Material provided:
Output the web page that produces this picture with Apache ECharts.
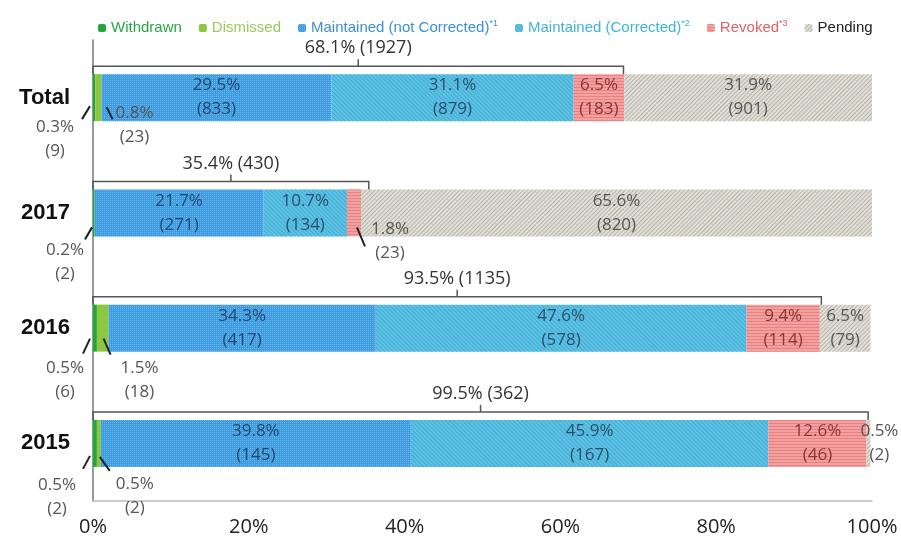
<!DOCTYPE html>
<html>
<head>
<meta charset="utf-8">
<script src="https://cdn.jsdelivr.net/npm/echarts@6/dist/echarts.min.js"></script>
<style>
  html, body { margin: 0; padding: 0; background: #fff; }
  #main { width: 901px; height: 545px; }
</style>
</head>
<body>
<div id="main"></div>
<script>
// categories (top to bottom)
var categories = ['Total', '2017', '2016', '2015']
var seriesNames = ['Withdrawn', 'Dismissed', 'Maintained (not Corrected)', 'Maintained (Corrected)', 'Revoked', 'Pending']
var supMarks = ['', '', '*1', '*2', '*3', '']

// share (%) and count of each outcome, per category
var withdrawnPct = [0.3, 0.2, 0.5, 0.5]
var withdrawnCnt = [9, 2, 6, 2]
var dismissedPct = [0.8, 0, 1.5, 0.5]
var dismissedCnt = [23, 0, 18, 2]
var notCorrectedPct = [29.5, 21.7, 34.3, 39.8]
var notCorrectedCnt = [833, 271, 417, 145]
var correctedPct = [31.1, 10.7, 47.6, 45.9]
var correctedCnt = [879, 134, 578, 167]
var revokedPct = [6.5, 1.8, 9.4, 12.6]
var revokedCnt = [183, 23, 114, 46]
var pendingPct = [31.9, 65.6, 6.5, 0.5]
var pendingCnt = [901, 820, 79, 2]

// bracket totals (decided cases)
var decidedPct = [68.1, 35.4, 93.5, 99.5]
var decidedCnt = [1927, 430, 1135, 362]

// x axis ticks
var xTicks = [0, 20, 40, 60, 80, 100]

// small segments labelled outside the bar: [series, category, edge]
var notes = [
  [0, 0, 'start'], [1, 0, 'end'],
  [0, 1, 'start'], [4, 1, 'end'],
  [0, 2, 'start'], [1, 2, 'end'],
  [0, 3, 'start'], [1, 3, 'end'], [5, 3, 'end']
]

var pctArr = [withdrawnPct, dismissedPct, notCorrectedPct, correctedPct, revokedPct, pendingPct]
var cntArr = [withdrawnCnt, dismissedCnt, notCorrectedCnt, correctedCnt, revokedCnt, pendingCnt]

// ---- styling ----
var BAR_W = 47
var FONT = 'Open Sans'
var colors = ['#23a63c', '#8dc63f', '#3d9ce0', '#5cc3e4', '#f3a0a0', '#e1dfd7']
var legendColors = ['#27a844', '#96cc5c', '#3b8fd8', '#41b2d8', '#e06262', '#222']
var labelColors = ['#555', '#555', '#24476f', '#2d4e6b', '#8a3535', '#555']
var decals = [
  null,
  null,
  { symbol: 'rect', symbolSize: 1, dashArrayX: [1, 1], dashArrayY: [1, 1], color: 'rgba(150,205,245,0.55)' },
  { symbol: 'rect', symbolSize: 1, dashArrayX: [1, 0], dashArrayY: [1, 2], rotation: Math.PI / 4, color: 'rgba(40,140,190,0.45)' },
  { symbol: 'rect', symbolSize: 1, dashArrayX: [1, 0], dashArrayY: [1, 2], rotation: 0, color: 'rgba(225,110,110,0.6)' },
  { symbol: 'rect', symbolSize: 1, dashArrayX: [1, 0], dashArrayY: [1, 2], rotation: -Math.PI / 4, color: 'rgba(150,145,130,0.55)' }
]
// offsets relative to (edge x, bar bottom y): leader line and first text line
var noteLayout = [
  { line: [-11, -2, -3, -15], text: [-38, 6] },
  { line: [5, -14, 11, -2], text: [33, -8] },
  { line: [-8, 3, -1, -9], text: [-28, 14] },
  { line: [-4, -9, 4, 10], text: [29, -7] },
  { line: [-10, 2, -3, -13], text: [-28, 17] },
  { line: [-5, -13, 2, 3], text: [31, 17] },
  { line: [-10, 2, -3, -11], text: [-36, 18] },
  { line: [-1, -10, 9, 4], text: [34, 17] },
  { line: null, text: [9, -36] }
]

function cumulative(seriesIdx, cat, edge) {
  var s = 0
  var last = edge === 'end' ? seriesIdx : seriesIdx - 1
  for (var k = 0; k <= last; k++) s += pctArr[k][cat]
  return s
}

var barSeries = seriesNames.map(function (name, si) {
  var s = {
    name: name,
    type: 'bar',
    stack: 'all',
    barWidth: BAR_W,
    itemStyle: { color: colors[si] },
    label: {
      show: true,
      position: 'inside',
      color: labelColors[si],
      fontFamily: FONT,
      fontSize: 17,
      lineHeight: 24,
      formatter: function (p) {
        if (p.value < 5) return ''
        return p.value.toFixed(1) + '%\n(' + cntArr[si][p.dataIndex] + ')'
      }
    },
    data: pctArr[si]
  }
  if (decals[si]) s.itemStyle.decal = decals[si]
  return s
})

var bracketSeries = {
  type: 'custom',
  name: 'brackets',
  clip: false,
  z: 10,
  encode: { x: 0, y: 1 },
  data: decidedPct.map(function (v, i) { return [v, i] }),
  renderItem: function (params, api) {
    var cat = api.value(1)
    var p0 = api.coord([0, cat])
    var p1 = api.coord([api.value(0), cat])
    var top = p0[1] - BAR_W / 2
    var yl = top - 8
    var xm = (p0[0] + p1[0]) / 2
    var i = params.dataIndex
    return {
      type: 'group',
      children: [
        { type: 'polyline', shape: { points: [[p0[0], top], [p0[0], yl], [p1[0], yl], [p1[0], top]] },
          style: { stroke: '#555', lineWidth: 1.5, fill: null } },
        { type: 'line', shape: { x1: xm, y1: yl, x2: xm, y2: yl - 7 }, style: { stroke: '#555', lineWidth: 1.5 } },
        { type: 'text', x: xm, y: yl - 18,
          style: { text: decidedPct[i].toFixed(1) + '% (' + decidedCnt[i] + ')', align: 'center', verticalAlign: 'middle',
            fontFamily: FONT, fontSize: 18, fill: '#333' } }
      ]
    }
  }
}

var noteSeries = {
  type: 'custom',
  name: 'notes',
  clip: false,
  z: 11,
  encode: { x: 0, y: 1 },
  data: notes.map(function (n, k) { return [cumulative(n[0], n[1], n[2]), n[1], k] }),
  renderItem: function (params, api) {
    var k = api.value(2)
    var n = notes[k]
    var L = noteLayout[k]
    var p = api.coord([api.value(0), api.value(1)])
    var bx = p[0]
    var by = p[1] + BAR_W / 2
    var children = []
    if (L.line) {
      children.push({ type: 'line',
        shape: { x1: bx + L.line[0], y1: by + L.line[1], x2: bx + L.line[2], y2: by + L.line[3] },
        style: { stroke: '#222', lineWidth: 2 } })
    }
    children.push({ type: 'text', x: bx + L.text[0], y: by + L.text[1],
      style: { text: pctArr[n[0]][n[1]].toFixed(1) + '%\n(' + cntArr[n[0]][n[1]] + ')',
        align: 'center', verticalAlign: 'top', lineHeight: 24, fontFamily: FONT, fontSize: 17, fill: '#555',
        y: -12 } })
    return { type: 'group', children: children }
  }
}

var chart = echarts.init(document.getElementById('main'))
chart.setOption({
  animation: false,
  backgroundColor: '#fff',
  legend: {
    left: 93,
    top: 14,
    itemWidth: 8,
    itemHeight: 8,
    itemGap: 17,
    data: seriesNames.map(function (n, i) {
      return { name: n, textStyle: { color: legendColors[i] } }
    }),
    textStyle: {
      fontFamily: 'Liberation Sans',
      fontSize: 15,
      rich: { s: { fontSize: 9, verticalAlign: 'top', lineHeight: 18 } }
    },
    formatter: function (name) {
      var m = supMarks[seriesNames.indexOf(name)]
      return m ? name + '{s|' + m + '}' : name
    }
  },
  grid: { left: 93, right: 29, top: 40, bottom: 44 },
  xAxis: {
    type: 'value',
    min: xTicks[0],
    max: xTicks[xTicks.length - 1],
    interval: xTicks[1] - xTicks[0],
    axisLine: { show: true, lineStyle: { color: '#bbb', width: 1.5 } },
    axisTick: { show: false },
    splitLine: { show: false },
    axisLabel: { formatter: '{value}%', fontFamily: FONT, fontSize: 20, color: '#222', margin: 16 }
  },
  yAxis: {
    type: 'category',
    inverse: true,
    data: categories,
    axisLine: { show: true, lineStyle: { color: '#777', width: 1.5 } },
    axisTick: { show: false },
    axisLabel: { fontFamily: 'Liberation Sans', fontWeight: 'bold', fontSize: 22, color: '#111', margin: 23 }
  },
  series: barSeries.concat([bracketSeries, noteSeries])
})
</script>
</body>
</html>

Task requirements:
Copy nothing but the lines from the top of the material through the line holding "correctedCnt, revokedCnt, pendingCnt]", exactly as written; omit pictures.

Solution to this task:
Output the web page that produces this picture with Apache ECharts.
<!DOCTYPE html>
<html>
<head>
<meta charset="utf-8">
<script src="https://cdn.jsdelivr.net/npm/echarts@6/dist/echarts.min.js"></script>
<style>
  html, body { margin: 0; padding: 0; background: #fff; }
  #main { width: 901px; height: 545px; }
</style>
</head>
<body>
<div id="main"></div>
<script>
// categories (top to bottom)
var categories = ['Total', '2017', '2016', '2015']
var seriesNames = ['Withdrawn', 'Dismissed', 'Maintained (not Corrected)', 'Maintained (Corrected)', 'Revoked', 'Pending']
var supMarks = ['', '', '*1', '*2', '*3', '']

// share (%) and count of each outcome, per category
var withdrawnPct = [0.3, 0.2, 0.5, 0.5]
var withdrawnCnt = [9, 2, 6, 2]
var dismissedPct = [0.8, 0, 1.5, 0.5]
var dismissedCnt = [23, 0, 18, 2]
var notCorrectedPct = [29.5, 21.7, 34.3, 39.8]
var notCorrectedCnt = [833, 271, 417, 145]
var correctedPct = [31.1, 10.7, 47.6, 45.9]
var correctedCnt = [879, 134, 578, 167]
var revokedPct = [6.5, 1.8, 9.4, 12.6]
var revokedCnt = [183, 23, 114, 46]
var pendingPct = [31.9, 65.6, 6.5, 0.5]
var pendingCnt = [901, 820, 79, 2]

// bracket totals (decided cases)
var decidedPct = [68.1, 35.4, 93.5, 99.5]
var decidedCnt = [1927, 430, 1135, 362]

// x axis ticks
var xTicks = [0, 20, 40, 60, 80, 100]

// small segments labelled outside the bar: [series, category, edge]
var notes = [
  [0, 0, 'start'], [1, 0, 'end'],
  [0, 1, 'start'], [4, 1, 'end'],
  [0, 2, 'start'], [1, 2, 'end'],
  [0, 3, 'start'], [1, 3, 'end'], [5, 3, 'end']
]

var pctArr = [withdrawnPct, dismissedPct, notCorrectedPct, correctedPct, revokedPct, pendingPct]
var cntArr = [withdrawnCnt, dismissedCnt, notCorrectedCnt, correctedCnt, revokedCnt, pendingCnt]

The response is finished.